I have always thought that non-constant sequences that converge toward 0 in the reals converge toward an infinitesimal in the hyperreals, but recently I have questioned my presumption. If $(a_n)\to0$ in $R$, wouldn't the same seuqnece converge to 0 in $*R$? These two statements should capture convergence of $(a_n)\to 0$ in the reals and hyperreals, respectively:

(i) $\forall \epsilon \in \mathbb{R}^+ \; \exists N \in \mathbb{N} \; \forall n \in \mathbb{N} : n \geq N \implies |a_n| < \epsilon$

(ii) $\forall \epsilon \in *\mathbb{R}^+ \; \exists N \in *\mathbb{N} \; \forall n \in *\mathbb{N} : n \geq N \implies |a_n| < \epsilon$

For example, take $(a_n=1/n)$. Clearly this converges to 0 in the reals. Choose a $\epsilon \in *\mathbb{R}^+$; just for fun, say it is an infinitesimal. If $\epsilon$ is infinitesimal, then $H=1/\epsilon$ is hyperfinite. Any real number x has a natural number $\lceil x \rceil$ such that $x \leq \lceil x \rceil < x+1$, by the transfer principle there much be a hypernatural $\lceil H \rceil$ such that $H \leq \lceil H \rceil < H+1$ and $a_{\lceil H \rceil} \leq \epsilon$. Because the sequence is strictly decreasing, this means that all terms beyond $\lceil H \rceil$ will be strictly less than $\epsilon$, and so the sequence must to 0 and not any infinitesimal. Is this correct? Thanks!

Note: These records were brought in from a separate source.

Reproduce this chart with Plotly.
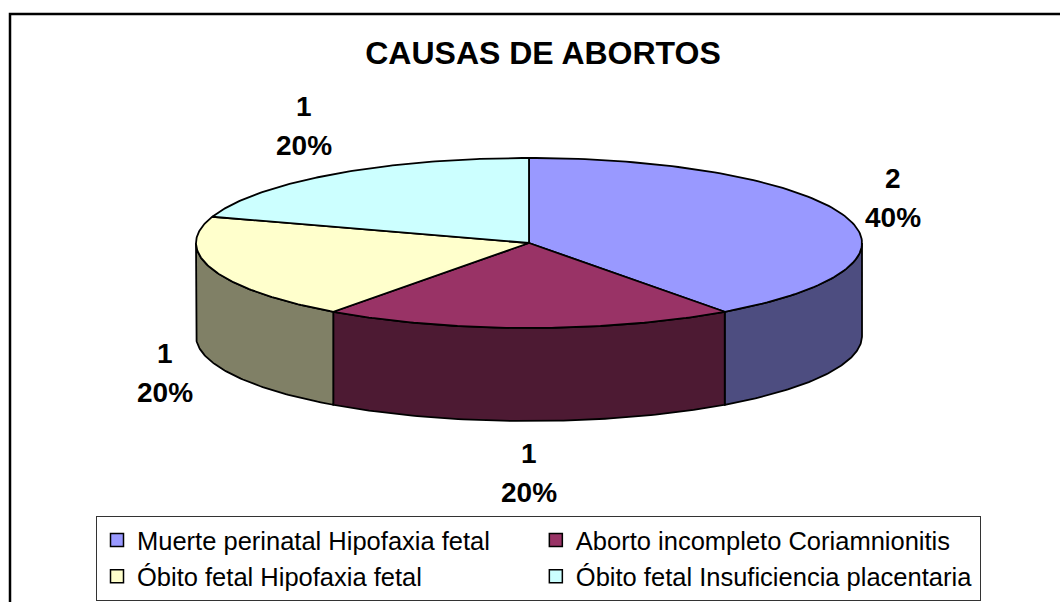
import numpy as np
import plotly.graph_objects as go

# ---- data ----
categories = [
    "Muerte perinatal Hipofaxia fetal",
    "Aborto incompleto Coriamnionitis",
    "Óbito fetal Hipofaxia fetal",
    "Óbito fetal Insuficiencia placentaria",
]
values = [2, 1, 1, 1]
title_text = "CAUSAS DE ABORTOS"

# ---- styles ----
top_colors = ["#9999FF", "#993366", "#FFFFCC", "#CCFFFF"]
side_colors = ["#4D4D80", "#4D1A33", "#808066", "#668080"]
FONT = "Liberation Sans, Arial, sans-serif"

W, H = 1060, 602
CX, CY, RX, RY, DEPTH = 529, 243, 333, 85, 93


def pt(theta_deg, dy=0.0):
    t = np.radians(theta_deg)
    return CX + RX * np.sin(t), CY - RY * np.cos(t) + dy


total = float(sum(values))
cum = np.concatenate([[0.0], np.cumsum(values)]) / total * 360.0

fig = go.Figure()

# side walls (front half only)
for i in range(len(values)):
    a1, a2 = cum[i], cum[i + 1]
    s, e = max(a1, 90.0), min(a2, 270.0)
    if e > s:
        th = np.linspace(s, e, 80)
        xt, yt = pt(th)
        xb, yb = pt(th[::-1], DEPTH)
        xs = np.concatenate([xt, xb, xt[:1]])
        ys = np.concatenate([yt, yb, yt[:1]])
        fig.add_trace(go.Scatter(
            x=xs, y=ys, mode="lines", fill="toself",
            fillcolor=side_colors[i], line=dict(color="black", width=1.8),
            hoverinfo="skip", showlegend=False))

# top faces
for i in range(len(values)):
    a1, a2 = cum[i], cum[i + 1]
    th = np.linspace(a1, a2, 120)
    x, y = pt(th)
    xs = np.concatenate([[CX], x, [CX]])
    ys = np.concatenate([[CY], y, [CY]])
    fig.add_trace(go.Scatter(
        x=xs, y=ys, mode="lines", fill="toself",
        fillcolor=top_colors[i], line=dict(color="black", width=1.8),
        hoverinfo="skip", showlegend=False))

# legend entries
for i, c in enumerate(categories):
    fig.add_trace(go.Scatter(
        x=[None], y=[None], mode="markers", name=c,
        marker=dict(symbol="square", size=13, color=top_colors[i],
                    line=dict(color="black", width=1.5))))

# data labels
for i, v in enumerate(values):
    mid = (cum[i] + cum[i + 1]) / 2.0
    t = np.radians(mid)
    lx = CX + 1.15 * RX * np.sin(t)
    ly = CY - 1.7 * RY * np.cos(t) + ((DEPTH - 8) if np.cos(t) < 0 else 0)
    pct = f"{round(100 * v / total)}%"
    for txt, shift in ((str(v), 19.5), (pct, -19.5)):
        fig.add_annotation(
            x=lx, y=ly, xref="x", yref="y", text=f"<b>{txt}</b>",
            showarrow=False, xanchor="center", yanchor="middle", yshift=shift,
            font=dict(family=FONT, size=28, color="black"))

# chart border
fig.add_shape(type="rect", xref="paper", yref="paper",
              x0=10 / W, x1=1.02, y0=-0.02, y1=1 - 14 / H,
              line=dict(color="black", width=2.5), fillcolor="rgba(0,0,0,0)",
              layer="above")

fig.update_layout(
    width=W, height=H,
    margin=dict(l=0, r=0, t=0, b=0, pad=0, autoexpand=False),
    paper_bgcolor="white", plot_bgcolor="white",
    xaxis=dict(range=[0, W], visible=False, fixedrange=True),
    yaxis=dict(range=[H, 0], visible=False, fixedrange=True),
    title=dict(text=f"<b>{title_text}</b>", x=543 / W, y=1 - 53 / H,
               xanchor="center", yanchor="middle", xref="paper", yref="paper",
               font=dict(family=FONT, size=32, color="black")),
    showlegend=True,
    legend=dict(
        orientation="h", x=96 / W, xanchor="left", y=1 - 516 / H, yanchor="top",
        xref="paper", yref="paper",
        bordercolor="#333333", borderwidth=1, bgcolor="white",
        font=dict(family=FONT, size=25.5, color="black"),
        entrywidth=0.414, entrywidthmode="fraction", itemwidth=30,
        traceorder="normal",
    ),
)

fig.write_html(
    "out.html",
    config={"displayModeBar": False},
    post_script="document.body.style.margin='0';document.body.style.overflow='hidden';",
)
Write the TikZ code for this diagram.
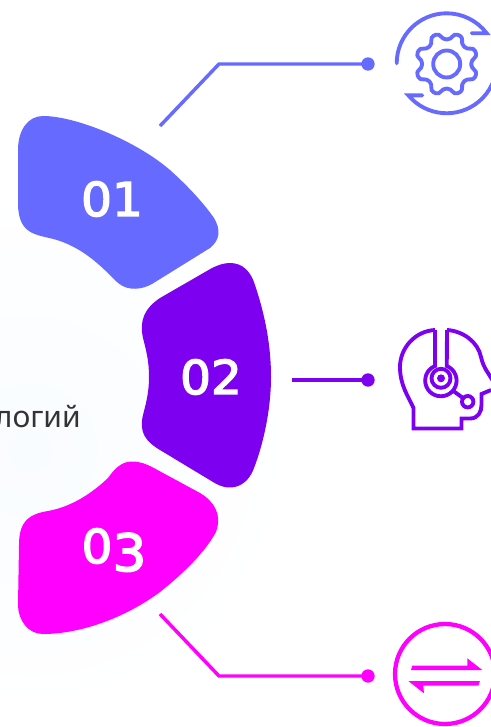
\documentclass[tikz,border=0pt]{standalone}
\usepackage{fontspec}
\setmainfont{Noto Sans}
\newfontfamily\numfont[FakeBold=3,FakeStretch=1.04]{DejaVu Sans}
\definecolor{cA}{HTML}{666AFF}
\definecolor{cB}{HTML}{7D00F0}
\definecolor{cC}{HTML}{FF00FF}
\definecolor{bgtint}{HTML}{F9FCFF}
\definecolor{txt}{HTML}{333333}
\tikzset{
  num/.style={text=white,inner sep=0,font=\numfont\fontsize{35}{35}\selectfont},
  link/.style={line width=2.6pt,line join=miter},
  dotend/.style={circle,inner sep=0,minimum size=10pt},
  icon/.style={line width=2.9pt},
}
\begin{document}
\begin{tikzpicture}[x=0.75pt,y=-0.75pt]
\useasboundingbox (0,0) rectangle (491,727);
\begin{scope}
\clip (0,0) rectangle (491,727);
\fill[white] (0,0) rectangle (491,727);
\shade[inner color=bgtint,outer color=white] (30,450) circle (270);
% blobs
\fill[cA] (18,150) .. controls (18,130) and (28,116) .. (43,116)
  .. controls (75,116) and (135,140) .. (170,170)
  .. controls (190,188) and (205,205) .. (214,218)
  .. controls (221,230) and (220,240) .. (210,248)
  -- (152,284) .. controls (143,289) and (129,292) .. (118,283)
  .. controls (100,265) and (85,250) .. (60,241)
  .. controls (40,234) and (19,238) .. (18,205) -- cycle;
\fill[cB] (230,263) .. controls (243,263) and (251,272) .. (255,285)
  .. controls (265,315) and (271,345) .. (271,377)
  .. controls (271,410) and (263,445) .. (254,468)
  .. controls (248,485) and (232,494) .. (213,482)
  -- (160,450) .. controls (145,441) and (139,432) .. (143,415)
  .. controls (147,400) and (149,390) .. (149,377)
  .. controls (149,360) and (146,350) .. (143,338)
  .. controls (139,320) and (145,308) .. (160,298)
  -- (212,268) .. controls (218,265) and (224,263) .. (230,263) -- cycle;
\fill[cC] (132,461.5) .. controls (140,461.5) and (146,464) .. (152,467)
  -- (200,493) .. controls (215,502) and (222,515) .. (216,532)
  .. controls (205,552) and (185,572) .. (160,592)
  .. controls (125,618) and (80,634) .. (43,634)
  .. controls (28,634) and (18,620) .. (18,605)
  -- (19,545) .. controls (19,520) and (30,514) .. (48,511)
  .. controls (70,507) and (90,495) .. (108,478)
  .. controls (115,468) and (122,461.5) .. (132,461.5) -- cycle;
% numbers
\node[num] (n1) at (112,199) {01};
\node[num] (n2) at (211,377) {02};
\node[num,anchor=base] (n3) at (114,563) {0\raisebox{-6pt}{\scalebox{1.1}{3}}};
% text
\node[text=txt,anchor=base east,inner sep=0,font=\fontsize{22.5}{22.5}\selectfont] (t) at (81,427) {логий};
% connectors
\coordinate (a0) at (160,126); \coordinate (a1) at (219,64);
\coordinate (b0) at (292,380);
\coordinate (c0) at (160,614); \coordinate (c1) at (219,676);
\node[dotend,fill=cA] (da) at (368,64) {};
\node[dotend,fill=cB] (db) at (368,380) {};
\node[dotend,fill=cC] (dc) at (368,676) {};
\draw[link,cA] (a0) -- (a1) -- (da.center);
\draw[link,cB] (b0) -- (db.center);
\draw[link,cC] (c0) -- (c1) -- (dc.center);
% gear icon
\begin{scope}[icon,cA]
\draw[line cap=round] (396.7,63.3) arc[start angle=180,end angle=323,radius=50] -- ++(-15,0);
\coordinate (bs) at (408.4,95.4);
\draw[line cap=round] (bs) ++(14,0) -- (bs) arc[start angle=140,end angle=0,radius=50];
\begin{scope}[shift={(446.7,64)}]
\draw (0,0) circle (13.5);
\draw[rounded corners=2.6pt,line join=round] (9.5:25)
 \foreach \k in {0,...,7}{ -- ({22.5+45*\k-8.5}:31.5) -- ({22.5+45*\k+8.5}:31.5) -- ({22.5+45*\k+13}:25) -- ({22.5+45*\k+32}:25) } -- cycle;
\end{scope}
\end{scope}
% head icon
\begin{scope}[icon,cB]
\draw[line join=miter] (435,330) .. controls (415,331) and (400,348) .. (400,367)
  .. controls (400,385) and (408,396) .. (413.5,408) -- (413.5,428.5) -- (461.5,428.5) -- (461.5,418.5) -- (470,418.5)
  .. controls (478,418.5) and (481.5,412) .. (481.5,405) -- (481.5,394) -- (491,390);
\draw (493,381) -- (488,373) .. controls (484,367) and (482,362) .. (481,357)
  .. controls (478,342) and (463,331) .. (447,330);
\draw (435,330) -- (435,366) arc[start angle=248,end angle=-68,radius=15.7] -- (447,330);
\draw (441,378.3) circle (9.5);
\fill (441,378.3) circle (4);
\draw (452,390) -- (463,398);
\draw (467.7,401.7) circle (5.7);
\end{scope}
% arrows icon
\draw[cC,line width=3.2pt] (445,674) circle (50);
\fill[cC] (412.3,665.7) -- (467.3,665.7) -- (467.3,658.3) -- (482.3,670) -- (411,670) -- cycle;
\fill[cC] (408.3,681) -- (480,681) -- (478.3,685.7) -- (423.3,685.7) -- (424,693.3) -- cycle;
\end{scope}
\end{tikzpicture}
\end{document}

Though you and I have different notations/sources on non-standard analysis I'll give what I consider the best answer from my perspective since no one else is responding. If you merely say that the sequence {a_n} converges to 0 in R, then it converges to 0 whether you're thinking of the usual or non-standard reals.

If you say, |ε| < 1/n for each standard n, then ε is not necessarily 0, it could be an infinitesimal. But that doesn't contradict the above.

My understanding of non-standard analysis come from the 11 simple pages of Chapters 4, 5, and 6 of Ed Nelson's hyper-beautiful book: https://web.math.princeton.edu/~nelson/books/rept.pdf.